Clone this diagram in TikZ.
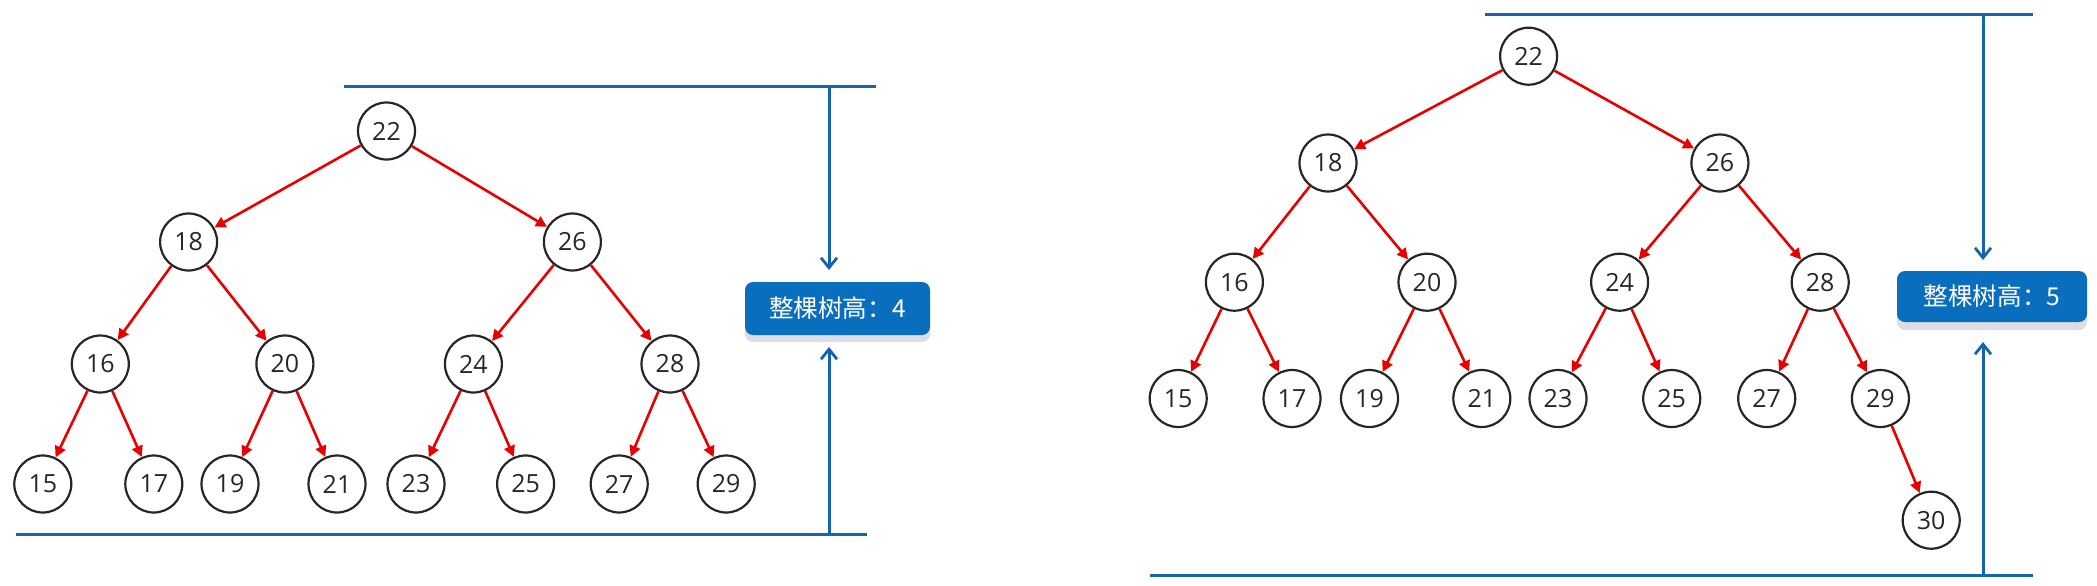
\documentclass[tikz,border=0pt]{standalone}
\usepackage{fontspec}
\setmainfont{Open Sans}
\newfontfamily\cjk{Noto Sans CJK SC}
\usetikzlibrary{arrows.meta}
\definecolor{edgered}{RGB}{232,0,0}
\definecolor{lineblue}{RGB}{20,100,175}
\definecolor{boxblue}{RGB}{10,110,190}
\definecolor{shadowgray}{RGB}{220,222,230}
\tikzset{
  tnode/.style={circle,draw=black!85,line width=1.1pt,minimum size=28.5pt,inner sep=0pt,font=\fontsize{12.5}{14}\selectfont,text=black!85},
  tedge/.style={edgered,line width=1.3pt,-{Triangle[length=5.5pt,width=5.5pt]}},
  hline/.style={lineblue,line width=1.5pt},
  harrow/.style={lineblue,line width=1.5pt,-{Straight Barb[length=5pt,width=8pt,line width=1.4pt]}},
  hbox/.style={fill=boxblue,rounded corners=4pt,text=white,font=\cjk\fontsize{12.3}{14}\selectfont,inner sep=0pt},
}
\begin{document}
\begin{tikzpicture}[x=0.5pt,y=-0.5pt]
\useasboundingbox (0,0) rectangle (2097,585);
% ---------- left tree ----------
\node[tnode] (a22) at (386.5,131) {22};
\node[tnode] (a18) at (188.6,242) {18};
\node[tnode] (a26) at (572.4,242) {26};
\node[tnode] (a16) at (100.3,364) {16};
\node[tnode] (a20) at (284.9,364) {20};
\node[tnode] (a24) at (473.4,364) {24};
\node[tnode] (a28) at (670,364) {28};
\node[tnode] (a15) at (42.8,484) {15};
\node[tnode] (a17) at (153.8,484) {17};
\node[tnode] (a19) at (230,484) {19};
\node[tnode] (a21) at (337,484) {21};
\node[tnode] (a23) at (416,484) {23};
\node[tnode] (a25) at (525.6,484) {25};
\node[tnode] (a27) at (619.2,484) {27};
\node[tnode] (a29) at (726.2,484) {29};
\draw[tedge] (a22) -- (a18);
\draw[tedge] (a22) -- (a26);
\draw[tedge] (a18) -- (a16);
\draw[tedge] (a18) -- (a20);
\draw[tedge] (a26) -- (a24);
\draw[tedge] (a26) -- (a28);
\draw[tedge] (a16) -- (a15);
\draw[tedge] (a16) -- (a17);
\draw[tedge] (a20) -- (a19);
\draw[tedge] (a20) -- (a21);
\draw[tedge] (a24) -- (a23);
\draw[tedge] (a24) -- (a25);
\draw[tedge] (a28) -- (a27);
\draw[tedge] (a28) -- (a29);
% height marker left
\coordinate (la) at (344,86.5);
\coordinate (lb) at (876,86.5);
\coordinate (lc) at (16,534);
\coordinate (ld) at (867,534);
\draw[hline] (la) -- (lb);
\draw[hline] (lc) -- (ld);
\fill[shadowgray,rounded corners=4pt] (745,292) rectangle (930,342);
\fill[boxblue,rounded corners=4pt] (745,282) rectangle (930,335);
\node[hbox] (lbox) at (837.5,308.5) {整棵树高：4};
\coordinate (lt) at (829,86.5);
\coordinate (lbt) at (829,534);
\coordinate (ltend) at (829,270);
\coordinate (lbend) at (829,347);
\draw[harrow] (lt) -- (ltend);
\draw[harrow] (lbt) -- (lbend);
% ---------- right tree ----------
\node[tnode] (b22) at (1528.6,56.2) {22};
\node[tnode] (b18) at (1328,163) {18};
\node[tnode] (b26) at (1719.9,163) {26};
\node[tnode] (b16) at (1234.4,282.2) {16};
\node[tnode] (b20) at (1427,282.2) {20};
\node[tnode] (b24) at (1619.6,282.2) {24};
\node[tnode] (b28) at (1820.2,282.2) {28};
\node[tnode] (b15) at (1178.2,398.5) {15};
\node[tnode] (b17) at (1292,398.5) {17};
\node[tnode] (b19) at (1369.5,398.5) {19};
\node[tnode] (b21) at (1481.8,398.5) {21};
\node[tnode] (b23) at (1558,398.5) {23};
\node[tnode] (b25) at (1671.7,398.5) {25};
\node[tnode] (b27) at (1766.7,398.5) {27};
\node[tnode] (b29) at (1880.4,398.5) {29};
\node[tnode] (b30) at (1931.2,520.2) {30};
\draw[tedge] (b22) -- (b18);
\draw[tedge] (b22) -- (b26);
\draw[tedge] (b18) -- (b16);
\draw[tedge] (b18) -- (b20);
\draw[tedge] (b26) -- (b24);
\draw[tedge] (b26) -- (b28);
\draw[tedge] (b16) -- (b15);
\draw[tedge] (b16) -- (b17);
\draw[tedge] (b20) -- (b19);
\draw[tedge] (b20) -- (b21);
\draw[tedge] (b24) -- (b23);
\draw[tedge] (b24) -- (b25);
\draw[tedge] (b28) -- (b27);
\draw[tedge] (b28) -- (b29);
\draw[tedge] (b29) -- (b30);
% height marker right
\coordinate (ra) at (1484.5,14.7);
\coordinate (rb) at (2033,14.7);
\coordinate (rc) at (1150,575);
\coordinate (rd) at (2033,575);
\draw[hline] (ra) -- (rb);
\draw[hline] (rc) -- (rd);
\fill[shadowgray,rounded corners=4pt] (1897,281) rectangle (2087,330);
\fill[boxblue,rounded corners=4pt] (1897,271) rectangle (2087,322);
\node[hbox] (rbox) at (1992,296.5) {整棵树高：5};
\coordinate (rt) at (1983,14.7);
\coordinate (rbt) at (1983,575);
\coordinate (rtend) at (1983,260);
\coordinate (rbend) at (1983,342);
\draw[harrow] (rt) -- (rtend);
\draw[harrow] (rbt) -- (rbend);
\end{tikzpicture}
\end{document}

====================

● Exercise
Reproduce the listing above exactly, excluding all pictures.

● Response below
Clone this diagram in TikZ.
\documentclass[tikz,border=0pt]{standalone}
\usepackage{fontspec}
\setmainfont{Open Sans}
\newfontfamily\cjk{Noto Sans CJK SC}
\usetikzlibrary{arrows.meta}
\definecolor{edgered}{RGB}{232,0,0}
\definecolor{lineblue}{RGB}{20,100,175}
\definecolor{boxblue}{RGB}{10,110,190}
\definecolor{shadowgray}{RGB}{220,222,230}
\tikzset{
  tnode/.style={circle,draw=black!85,line width=1.1pt,minimum size=28.5pt,inner sep=0pt,font=\fontsize{12.5}{14}\selectfont,text=black!85},
  tedge/.style={edgered,line width=1.3pt,-{Triangle[length=5.5pt,width=5.5pt]}},
  hline/.style={lineblue,line width=1.5pt},
  harrow/.style={lineblue,line width=1.5pt,-{Straight Barb[length=5pt,width=8pt,line width=1.4pt]}},
  hbox/.style={fill=boxblue,rounded corners=4pt,text=white,font=\cjk\fontsize{12.3}{14}\selectfont,inner sep=0pt},
}
\begin{document}
\begin{tikzpicture}[x=0.5pt,y=-0.5pt]
\useasboundingbox (0,0) rectangle (2097,585);
% ---------- left tree ----------
\node[tnode] (a22) at (386.5,131) {22};
\node[tnode] (a18) at (188.6,242) {18};
\node[tnode] (a26) at (572.4,242) {26};
\node[tnode] (a16) at (100.3,364) {16};
\node[tnode] (a20) at (284.9,364) {20};
\node[tnode] (a24) at (473.4,364) {24};
\node[tnode] (a28) at (670,364) {28};
\node[tnode] (a15) at (42.8,484) {15};
\node[tnode] (a17) at (153.8,484) {17};
\node[tnode] (a19) at (230,484) {19};
\node[tnode] (a21) at (337,484) {21};
\node[tnode] (a23) at (416,484) {23};
\node[tnode] (a25) at (525.6,484) {25};
\node[tnode] (a27) at (619.2,484) {27};
\node[tnode] (a29) at (726.2,484) {29};
\draw[tedge] (a22) -- (a18);
\draw[tedge] (a22) -- (a26);
\draw[tedge] (a18) -- (a16);
\draw[tedge] (a18) -- (a20);
\draw[tedge] (a26) -- (a24);
\draw[tedge] (a26) -- (a28);
\draw[tedge] (a16) -- (a15);
\draw[tedge] (a16) -- (a17);
\draw[tedge] (a20) -- (a19);
\draw[tedge] (a20) -- (a21);
\draw[tedge] (a24) -- (a23);
\draw[tedge] (a24) -- (a25);
\draw[tedge] (a28) -- (a27);
\draw[tedge] (a28) -- (a29);
% height marker left
\coordinate (la) at (344,86.5);
\coordinate (lb) at (876,86.5);
\coordinate (lc) at (16,534);
\coordinate (ld) at (867,534);
\draw[hline] (la) -- (lb);
\draw[hline] (lc) -- (ld);
\fill[shadowgray,rounded corners=4pt] (745,292) rectangle (930,342);
\fill[boxblue,rounded corners=4pt] (745,282) rectangle (930,335);
\node[hbox] (lbox) at (837.5,308.5) {整棵树高：4};
\coordinate (lt) at (829,86.5);
\coordinate (lbt) at (829,534);
\coordinate (ltend) at (829,270);
\coordinate (lbend) at (829,347);
\draw[harrow] (lt) -- (ltend);
\draw[harrow] (lbt) -- (lbend);
% ---------- right tree ----------
\node[tnode] (b22) at (1528.6,56.2) {22};
\node[tnode] (b18) at (1328,163) {18};
\node[tnode] (b26) at (1719.9,163) {26};
\node[tnode] (b16) at (1234.4,282.2) {16};
\node[tnode] (b20) at (1427,282.2) {20};
\node[tnode] (b24) at (1619.6,282.2) {24};
\node[tnode] (b28) at (1820.2,282.2) {28};
\node[tnode] (b15) at (1178.2,398.5) {15};
\node[tnode] (b17) at (1292,398.5) {17};
\node[tnode] (b19) at (1369.5,398.5) {19};
\node[tnode] (b21) at (1481.8,398.5) {21};
\node[tnode] (b23) at (1558,398.5) {23};
\node[tnode] (b25) at (1671.7,398.5) {25};
\node[tnode] (b27) at (1766.7,398.5) {27};
\node[tnode] (b29) at (1880.4,398.5) {29};
\node[tnode] (b30) at (1931.2,520.2) {30};
\draw[tedge] (b22) -- (b18);
\draw[tedge] (b22) -- (b26);
\draw[tedge] (b18) -- (b16);
\draw[tedge] (b18) -- (b20);
\draw[tedge] (b26) -- (b24);
\draw[tedge] (b26) -- (b28);
\draw[tedge] (b16) -- (b15);
\draw[tedge] (b16) -- (b17);
\draw[tedge] (b20) -- (b19);
\draw[tedge] (b20) -- (b21);
\draw[tedge] (b24) -- (b23);
\draw[tedge] (b24) -- (b25);
\draw[tedge] (b28) -- (b27);
\draw[tedge] (b28) -- (b29);
\draw[tedge] (b29) -- (b30);
% height marker right
\coordinate (ra) at (1484.5,14.7);
\coordinate (rb) at (2033,14.7);
\coordinate (rc) at (1150,575);
\coordinate (rd) at (2033,575);
\draw[hline] (ra) -- (rb);
\draw[hline] (rc) -- (rd);
\fill[shadowgray,rounded corners=4pt] (1897,281) rectangle (2087,330);
\fill[boxblue,rounded corners=4pt] (1897,271) rectangle (2087,322);
\node[hbox] (rbox) at (1992,296.5) {整棵树高：5};
\coordinate (rt) at (1983,14.7);
\coordinate (rbt) at (1983,575);
\coordinate (rtend) at (1983,260);
\coordinate (rbend) at (1983,342);
\draw[harrow] (rt) -- (rtend);
\draw[harrow] (rbt) -- (rbend);
\end{tikzpicture}
\end{document}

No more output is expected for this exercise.